A mis colegas, antiguos y actuales, en la Universidad de Illinois en Springfield, que han leído partes del manuscrito o han oído sus temas y me han proporcionado valiosos consejos y aliento: Harry Berman, Piotr Boltuc, Ed Cell, Cecilia Cornell, Razak Dahmane, Cullom Davis, Anne Devaney, Judy Everson, Mauri Formigoni, Ron Havens, Mark Heyman, Linda King J., Michael Lennon, Ethan Lewis, Deborah McGregor, Robert McGregor, Christine Nelson, Margaret Rossiter, Marsha Salner, Karl Scroggin, Judy Shereikis, Richard Shereikis, Mark Siebert, Bill Siles, Larry Smith, Don Stanhope, y Charles B. Strozier. Estoy especialmente agradecido a Peter Wenz, quien leyó y comentó varios capítulos. También lo estoy a los numerosos estudiantes en mis cursos de filosofía del arte y de historia de la teoría literaria que, a lo largo de años, han leído y hecho observaciones sobre distintas versiones del manuscrito. Doy las gracias a mis amigos del Central Illinois Philosophy Group: George Agich, José Arce, Meredith Cargill, Bernd Estabrook, Royce Jones, Robert Kunath y Richard Palmer. Agradezco también a mis colegas en la American Society for Æsthetics que han escuchado y criticado exposiciones orales relacionadas con el libro a medida que éste se iba desarrollando y que me han hecho una cantidad de sugerencias útiles: Sondra Bacharach, Joyce Brodsky, Anthony J. Cascardi, Ted Cohen, Arthur Danto, Mary Devereux, Dennis Dutton, Jo Ellen Jacobs, Michael Kelly, Carolyn Korsmeyer, Estella Lauter, Tom Leddy, Paul Mattick, Joan Pearlman, Yuriko Saito, Barbara Sandrisser, Gary Schapiro, Catherine Soussloff, Kevin Sweeney y Mary Wiseman. Carolyn Korsmeyer también leyó varios capítulos y, como siempre, me dio buenos consejos.

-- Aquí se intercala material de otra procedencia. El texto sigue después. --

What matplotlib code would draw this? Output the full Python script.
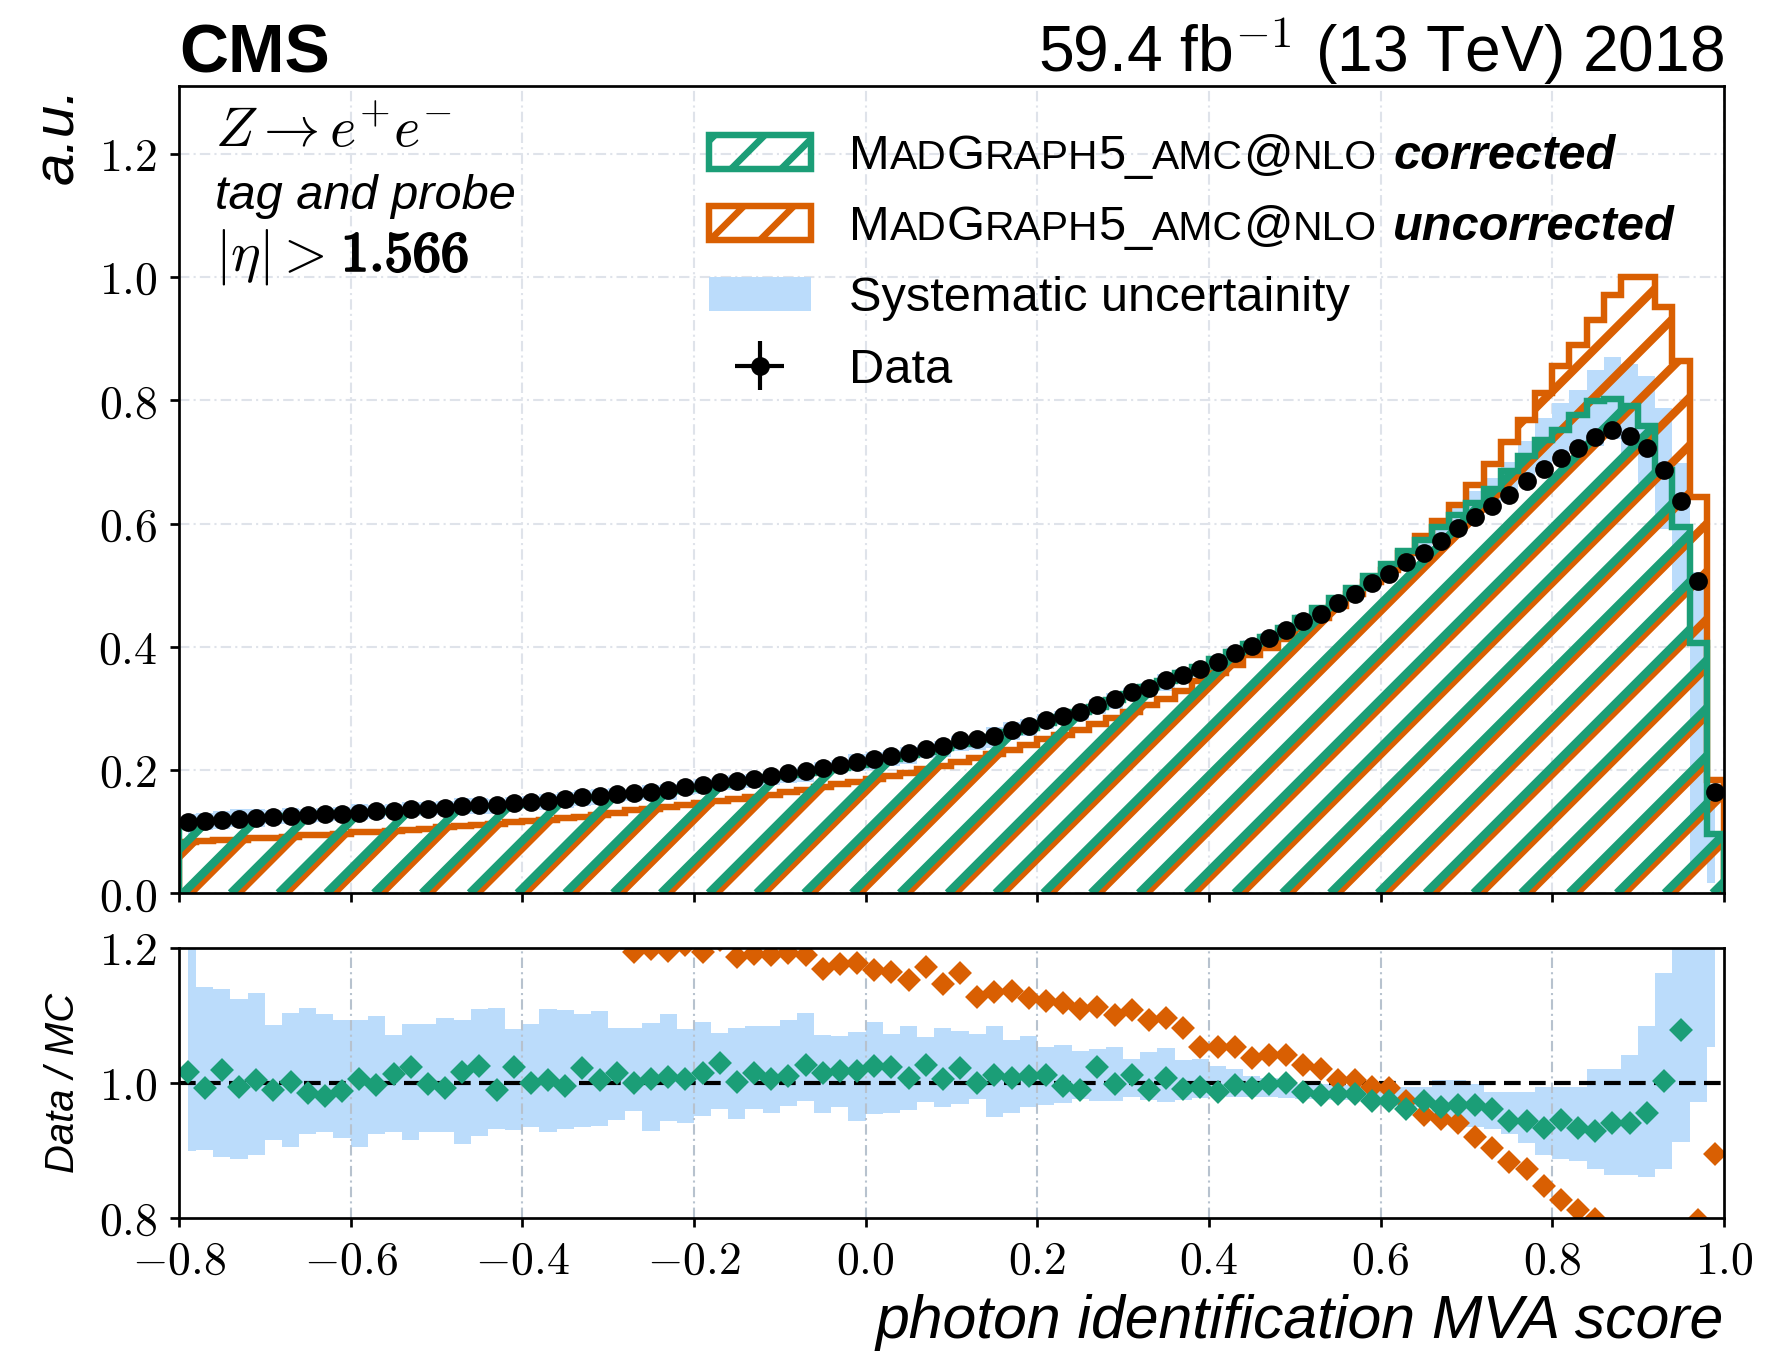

Agradezco muy especialmente a Micheline Guiton, Bill y Vivian Heywood, Shigeo y Louise Kanda, Mike y Donna Lennon, Thomas Mikelson y Patricia Sheppard, Bob y Nona Richardson, Richard y Judy Shereikis, Kevin Sweeney y Elizabeth Winston, y Étienne y Ann Trocmé por su paciencia, aliento y sugerencias, durante años, en muchos contextos.